The defendants knew that the websites provided to customers made little, if any, money from sales commissions and that they did not entitle the purchaser to either a tax credit or any deductions.  The defendants nonetheless taught and directed the tax return preparers working for NADN to prepare thousands of tax returns for customers that claimed the fraudulent tax credit and deductions.  When special agents of the Internal Revenue Service (IRS) began to investigate Tax Break 2000 and NADN, the evidence showed that the defendants sought to cover up the fraud by creating false IRS Forms 1099 that reported fictitious income to make it appear that the websites were in fact earning money.

From 2001 through approximately May 2004, NADN sold the Tax Break 2000 product more than 18,000 times to thousands of customers located throughout the United States.  As a result of the defendants’ fraud, thousands of NADN customers were audited by the IRS.  On April 13, 2004, the Tax Division filed a civil complaint seeking to enjoin, among others, NADN, Rodrigues, Coolidge and Prokop from selling fraudulent tax schemes, including Tax Break 2000.  NADN ceased operations in May 2004.

“We view schemes like Tax Break 2000 as organized tax evasion” said Special Agent in Charge John Collins of IRS Criminal-Investigation (IRS-CI).  “It is a top priority for the IRS to stop promoters of these harmful schemes.  The public should remember the old saying ‘if it sounds too good to be true, it probably is.’  Instead of being a tax break this fraudulent product cost the victims much more in the end with interest and penalties.”

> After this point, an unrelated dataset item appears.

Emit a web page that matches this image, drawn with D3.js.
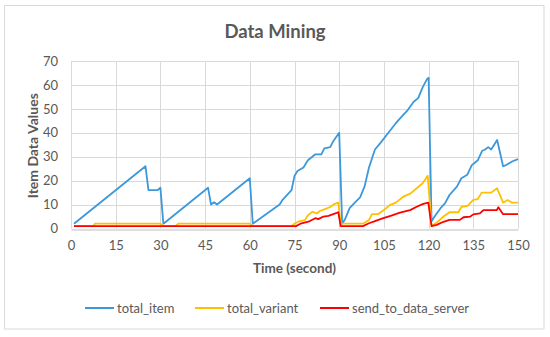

Acting Assistant Attorney General Ciraolo commended the special agents of IRS-CI who investigated the case.  She also commended the substantial efforts of former Trial Attorneys Timothy J. Stockwell and Katherine L. Wong, and Paralegal Larry Garland of the Tax Division, who prosecuted the case, and Trial Attorney Mark L. Williams of the Tax Division, who assisted with sentencing.  Acting Assistant Attorney General Ciraolo thanked the U.S. Attorney’s Office of the District of Nevada in Las Vegas for their substantial assistance.